• _TASK_
Omit every picture, and retype the lines that run from the beginning of the data below through the line containing "import numpy as np", inclusive.

• _GIVEN DATA_
+++
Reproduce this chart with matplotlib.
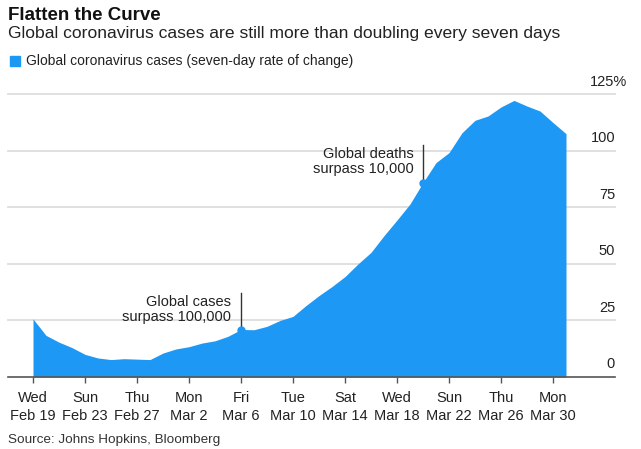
import matplotlib.pyplot as plt
import matplotlib.transforms as mtransforms
import numpy as np

# Data: seven-day rate of change (%) of global cases, daily from Feb 19 to Mar 31
days = np.arange(42)
rate = [25.7, 18.4, 15.4, 13.0, 10.0, 8.4, 7.7, 8.1, 7.9, 7.7,
        10.6, 12.4, 13.4, 15.0, 16.0, 18.0, 21.0, 20.9, 22.4, 25.0,
        26.8, 31.6, 36.0, 40.0, 44.4, 50.0, 55.1, 62.5, 69.4, 76.5,
        86.0, 94.8, 99.2, 108.0, 113.5, 115.4, 119.4, 122.3, 119.8, 117.6,
        112.5, 107.6]
tick_days = [0, 4, 8, 12, 16, 20, 24, 28, 32, 36, 40]
tick_labels = ['Wed\nFeb 19', 'Sun\nFeb 23', 'Thu\nFeb 27', 'Mon\nMar 2',
               'Fri\nMar 6', 'Tue\nMar 10', 'Sat\nMar 14', 'Wed\nMar 18',
               'Sun\nMar 22', 'Thu\nMar 26', 'Mon\nMar 30']
y_ticks = [0, 25, 50, 75, 100, 125]
notes = [(16, 'Global cases\nsurpass 100,000', 37),
         (30, 'Global deaths\nsurpass 10,000', 102.5)]

blue = '#1E98F5'
plt.rcParams['font.family'] = ['Liberation Sans', 'DejaVu Sans']

fig = plt.figure(figsize=(6.41, 4.49), dpi=100)
ax = fig.add_axes([8/641, 72/449, 607/641, 282.7/449])

ax.fill_between(days, rate, 0, color=blue, lw=0, zorder=2)
ax.set_xlim(-25/13, 582/13)
ax.set_ylim(0, 125)

for s in ax.spines.values():
    s.set_visible(False)
for v in y_ticks[1:]:
    ax.axhline(v, color='#dddddd', lw=1.3, zorder=1, clip_on=False)
ax.axhline(0, color='#555555', lw=1.2, zorder=3, clip_on=False)

ax.set_yticks([])
ax.set_xticks(tick_days)
ax.set_xticklabels(tick_labels, fontsize=10.5, color='#222222', linespacing=1.4)
ax.tick_params(axis='x', length=4, width=1, color='#555555', pad=6)

# y labels sit above the gridlines on the right
trans = mtransforms.blended_transform_factory(ax.transAxes, ax.transData)
for v in y_ticks:
    label = str(v) + ('%' if v == 125 else '')
    dx = 8.5 if v == 125 else 0
    ax.annotate(label, (1.0, v), xycoords=trans, xytext=(dx, 4),
                textcoords='offset points', ha='right', va='bottom',
                fontsize=10.5, color='#222222')

for d, txt, top in notes:
    y = rate[d]
    ax.plot([d, d], [y, top], color='#333333', lw=1, zorder=4)
    ax.plot(d, y, 'o', color=blue, ms=5, zorder=5)
    ax.annotate(txt, (d, top), xytext=(-7, -1), textcoords='offset points',
                ha='right', va='top', fontsize=10.5, color='#222222',
                linespacing=1.1)

fig.text(8/641, 1 - 7/449, 'Flatten the Curve', fontsize=13.5, fontweight='bold',
         color='#111111', va='top')
fig.text(8/641, 1 - 26/449,
         'Global coronavirus cases are still more than doubling every seven days',
         fontsize=12.6, color='#222222', va='top')
fig.patches.append(plt.Rectangle((10/641, 1 - 66/449), 10/641, 10/449,
                                 color=blue, transform=fig.transFigure))
fig.text(26/641, 1 - 61/449, 'Global coronavirus cases (seven-day rate of change)',
         fontsize=10, color='#222222', va='center')
fig.text(8/641, 1 - 440/449, 'Source: Johns Hopkins, Bloomberg',
         fontsize=9.7, color='#333333', va='center')

fig.savefig('out.png', dpi=100)
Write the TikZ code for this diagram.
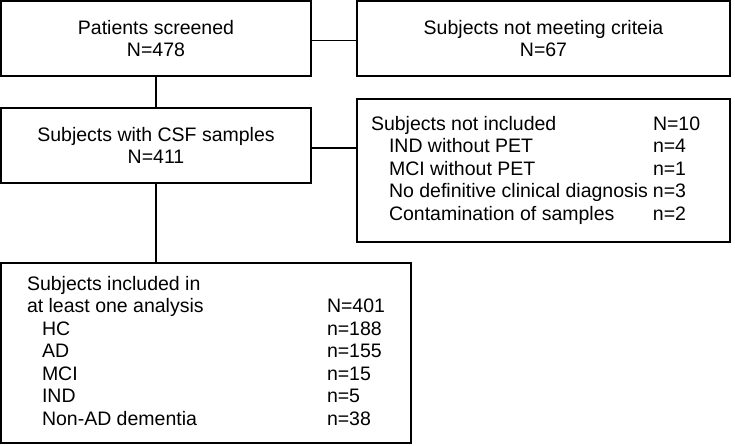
\documentclass[tikz,border=0pt]{standalone}
\usepackage{fontspec}
\setmainfont{Liberation Sans}
\usepackage{array}
\usetikzlibrary{positioning}
\usetikzlibrary{calc}

\begin{document}
\begin{tikzpicture}[x=1pt, y=-1pt,
		box/.style = {
			draw, line width=1.9pt, rectangle, inner sep=0pt, outer sep=0pt,
			align=center, font=\fontsize{19.5}{22.5}\selectfont
		},
		link/.style = {line width=1.9pt}]
		\useasboundingbox (0,0) rectangle (735,445);
		\node (scr) [box, minimum width=310pt, minimum height=75pt] at (156,38.5) {Patients screened\\N=478};
		\node (nmc) [box, minimum width=373pt, minimum height=75pt] at (543.5,38.5) {Subjects not meeting criteia\\N=67};
		\node (csf) [box, minimum width=310pt, minimum height=75pt] at (156,145.5) {Subjects with CSF samples\\N=411};
		\node (nincl) [box, minimum width=373pt, minimum height=143pt] at (543.5,170.5) {%
			\begin{tabular}{@{\hspace{14pt}}p{282pt}@{}p{77pt}@{}}
				Subjects not included & N=10\\
				\hspace*{18pt}IND without PET & n=4\\
				\hspace*{18pt}MCI without PET & n=1\\
				\hspace*{18pt}No definitive clinical diagnosis & n=3\\
				\hspace*{18pt}Contamination of samples & n=2
			\end{tabular}};
		\node (incl) [box, minimum width=410pt, minimum height=180pt] at (206,353) {%
			\begin{tabular}{@{\hspace{26pt}}p{300pt}@{}p{84pt}@{}}
				Subjects included in & \\
				at least one analysis & N=401\\
				\hspace*{15pt}HC & n=188\\
				\hspace*{15pt}AD & n=155\\
				\hspace*{15pt}MCI & n=15\\
				\hspace*{15pt}IND & n=5\\
				\hspace*{15pt}Non-AD dementia & n=38
			\end{tabular}};
		\draw [link] ($(scr.east)+(0,2)$) -- ($(nmc.west)+(0,2)$);
		\draw [link] (scr.south) -- (csf.north);
		\draw [link] ($(csf.east)+(0,2.5)$) -- ($(csf.east -| nincl.west)+(0,2.5)$);
		\draw [link] (csf.south) -- (csf.south |- incl.north);
	\end{tikzpicture}
\end{document}
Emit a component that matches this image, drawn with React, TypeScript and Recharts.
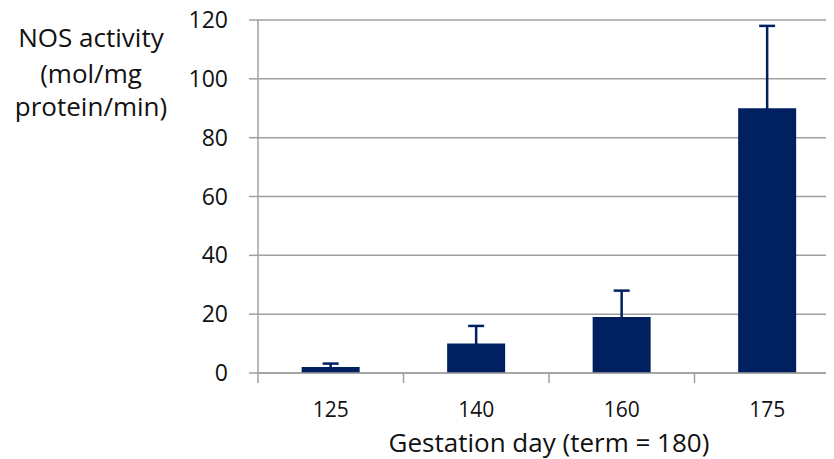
import React from "react";
import { BarChart, Bar, XAxis, YAxis, CartesianGrid, ErrorBar, Label } from "recharts";

const categories = ["125", "140", "160", "175"];
const values = [2, 10, 19, 90];
const errors = [1.2, 6, 9, 28];
const yTicks = [0, 20, 40, 60, 80, 100, 120];

const data = categories.map((c, i) => ({
  day: c,
  nos: values[i],
  err: [Math.min(1, values[i] / 2), errors[i]],
}));

const FONT = "'Open Sans', sans-serif";
const TEXT = "#111";
const AXIS = "#a0a0a0";
const NAVY = "#002060";

const XTick = (props: any) => {
  const { x, payload, index } = props;
  const bw = 145.5;
  const left = x - bw / 2;
  return (
    <g>
      <line x1={left} y1={373} x2={left} y2={383} stroke={AXIS} strokeWidth={1.5} />
      {index === categories.length - 1 ? (
        <line x1={x + bw / 2} y1={373} x2={x + bw / 2} y2={383} stroke={AXIS} strokeWidth={1.5} />
      ) : null}
      <text x={x} y={417} textAnchor="middle" fontFamily={FONT} fontSize={21} fill={TEXT}>
        {payload.value}
      </text>
    </g>
  );
};

export default function App() {
  return (
    <div style={{ marginLeft: -8, marginTop: -8, width: 834, height: 459, overflow: "hidden" }}>
      <BarChart
        width={840}
        height={459}
        data={data}
        margin={{ top: 20, right: 0, bottom: 0, left: 0 }}
        barCategoryGap="30%"
      >
        <CartesianGrid vertical={false} stroke={AXIS} strokeWidth={1.5} />
        <XAxis
          dataKey="day"
          height={86}
          axisLine={{ stroke: AXIS, strokeWidth: 1.5 }}
          tickLine={false}
          tick={<XTick />}
          interval={0}
        >
          <Label
            content={() => (
              <text x={549} y={452} textAnchor="middle" fontFamily={FONT} fontSize={26} fill={TEXT}>
                Gestation day (term = 180)
              </text>
            )}
          />
        </XAxis>
        <YAxis
          width={258}
          domain={[0, 120]}
          ticks={yTicks}
          interval={0}
          axisLine={{ stroke: AXIS, strokeWidth: 1.5 }}
          tickLine={{ stroke: AXIS, strokeWidth: 1.5 }}
          tickSize={9}
          tickMargin={21}
          tick={{ fontFamily: FONT, fontSize: 23, fill: TEXT }}
        >
          <Label
            content={() => (
              <text textAnchor="middle" fontFamily={FONT} fontSize={26} fill={TEXT}>
                <tspan x={91} y={47}>NOS activity</tspan>
                <tspan x={91} y={83}>(mol/mg</tspan>
                <tspan x={91} y={116}>protein/min)</tspan>
              </text>
            )}
          />
        </YAxis>
        <Bar dataKey="nos" fill={NAVY} isAnimationActive={false}>
          <ErrorBar dataKey="err" direction="y" width={8} stroke={NAVY} strokeWidth={2.5} />
        </Bar>
      </BarChart>
    </div>
  );
}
+++
• _CORRECT RESULT_
Reproduce this chart with matplotlib.
import matplotlib.pyplot as plt
import matplotlib.transforms as mtransforms
import numpy as np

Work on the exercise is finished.